→ SUPPLIED MATERIAL
○ ○ ○ ○

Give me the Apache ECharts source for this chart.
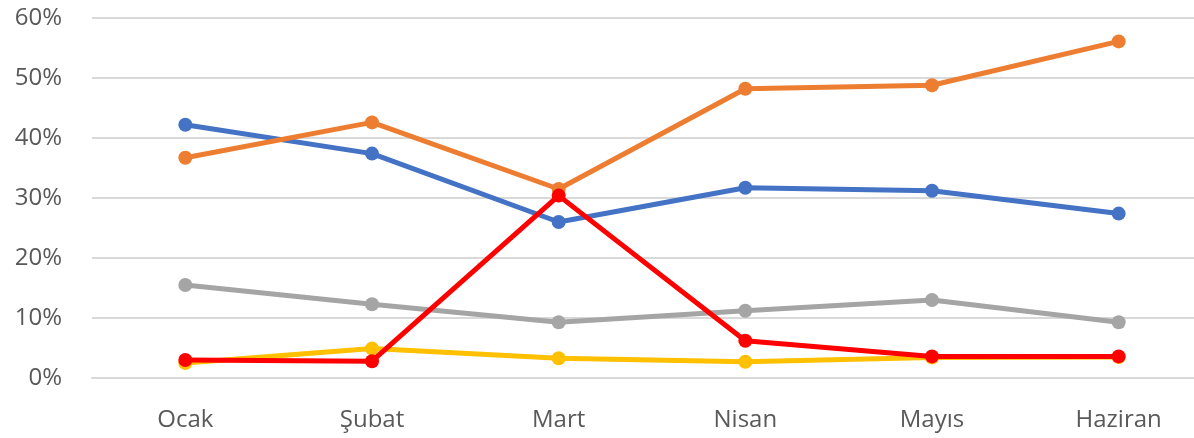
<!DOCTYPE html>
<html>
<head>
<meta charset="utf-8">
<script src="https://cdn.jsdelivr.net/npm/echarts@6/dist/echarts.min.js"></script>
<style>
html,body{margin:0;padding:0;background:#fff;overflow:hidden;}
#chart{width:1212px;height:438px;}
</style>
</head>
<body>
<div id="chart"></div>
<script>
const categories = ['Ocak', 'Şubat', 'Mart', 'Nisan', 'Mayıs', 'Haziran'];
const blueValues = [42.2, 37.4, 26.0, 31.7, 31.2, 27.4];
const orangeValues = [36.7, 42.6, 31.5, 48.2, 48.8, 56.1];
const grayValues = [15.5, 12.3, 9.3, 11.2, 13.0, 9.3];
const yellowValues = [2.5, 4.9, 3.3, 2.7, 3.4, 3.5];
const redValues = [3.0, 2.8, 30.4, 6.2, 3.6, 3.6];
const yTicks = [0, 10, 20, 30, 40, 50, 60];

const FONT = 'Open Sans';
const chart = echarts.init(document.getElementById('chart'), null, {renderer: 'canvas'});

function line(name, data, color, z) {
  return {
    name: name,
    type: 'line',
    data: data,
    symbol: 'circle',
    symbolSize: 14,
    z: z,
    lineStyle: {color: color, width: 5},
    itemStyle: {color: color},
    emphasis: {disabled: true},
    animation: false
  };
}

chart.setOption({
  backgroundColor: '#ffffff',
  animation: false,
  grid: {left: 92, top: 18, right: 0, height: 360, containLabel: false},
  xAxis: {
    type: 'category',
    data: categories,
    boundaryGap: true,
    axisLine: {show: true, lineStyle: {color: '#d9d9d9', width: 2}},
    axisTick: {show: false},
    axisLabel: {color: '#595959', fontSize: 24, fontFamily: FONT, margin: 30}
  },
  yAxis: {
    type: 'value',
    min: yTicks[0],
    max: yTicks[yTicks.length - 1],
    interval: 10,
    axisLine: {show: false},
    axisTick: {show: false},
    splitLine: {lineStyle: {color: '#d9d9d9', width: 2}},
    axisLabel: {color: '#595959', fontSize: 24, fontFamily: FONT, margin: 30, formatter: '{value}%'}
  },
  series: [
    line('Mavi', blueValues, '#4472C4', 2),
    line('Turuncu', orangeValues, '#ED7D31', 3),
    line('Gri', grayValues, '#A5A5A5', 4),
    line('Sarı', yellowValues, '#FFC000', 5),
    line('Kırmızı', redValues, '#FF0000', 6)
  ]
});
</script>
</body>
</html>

○ ○ ○ ○

Reproduce every line precisely as given, omitting all pictures.

→ REPLY TO THE EXERCISE
Give me the Apache ECharts source for this chart.
<!DOCTYPE html>
<html>
<head>
<meta charset="utf-8">
<script src="https://cdn.jsdelivr.net/npm/echarts@6/dist/echarts.min.js"></script>
<style>
html,body{margin:0;padding:0;background:#fff;overflow:hidden;}
#chart{width:1212px;height:438px;}
</style>
</head>
<body>
<div id="chart"></div>
<script>
const categories = ['Ocak', 'Şubat', 'Mart', 'Nisan', 'Mayıs', 'Haziran'];
const blueValues = [42.2, 37.4, 26.0, 31.7, 31.2, 27.4];
const orangeValues = [36.7, 42.6, 31.5, 48.2, 48.8, 56.1];
const grayValues = [15.5, 12.3, 9.3, 11.2, 13.0, 9.3];
const yellowValues = [2.5, 4.9, 3.3, 2.7, 3.4, 3.5];
const redValues = [3.0, 2.8, 30.4, 6.2, 3.6, 3.6];
const yTicks = [0, 10, 20, 30, 40, 50, 60];

const FONT = 'Open Sans';
const chart = echarts.init(document.getElementById('chart'), null, {renderer: 'canvas'});

function line(name, data, color, z) {
  return {
    name: name,
    type: 'line',
    data: data,
    symbol: 'circle',
    symbolSize: 14,
    z: z,
    lineStyle: {color: color, width: 5},
    itemStyle: {color: color},
    emphasis: {disabled: true},
    animation: false
  };
}

chart.setOption({
  backgroundColor: '#ffffff',
  animation: false,
  grid: {left: 92, top: 18, right: 0, height: 360, containLabel: false},
  xAxis: {
    type: 'category',
    data: categories,
    boundaryGap: true,
    axisLine: {show: true, lineStyle: {color: '#d9d9d9', width: 2}},
    axisTick: {show: false},
    axisLabel: {color: '#595959', fontSize: 24, fontFamily: FONT, margin: 30}
  },
  yAxis: {
    type: 'value',
    min: yTicks[0],
    max: yTicks[yTicks.length - 1],
    interval: 10,
    axisLine: {show: false},
    axisTick: {show: false},
    splitLine: {lineStyle: {color: '#d9d9d9', width: 2}},
    axisLabel: {color: '#595959', fontSize: 24, fontFamily: FONT, margin: 30, formatter: '{value}%'}
  },
  series: [
    line('Mavi', blueValues, '#4472C4', 2),
    line('Turuncu', orangeValues, '#ED7D31', 3),
    line('Gri', grayValues, '#A5A5A5', 4),
    line('Sarı', yellowValues, '#FFC000', 5),
    line('Kırmızı', redValues, '#FF0000', 6)
  ]
});
</script>
</body>
</html>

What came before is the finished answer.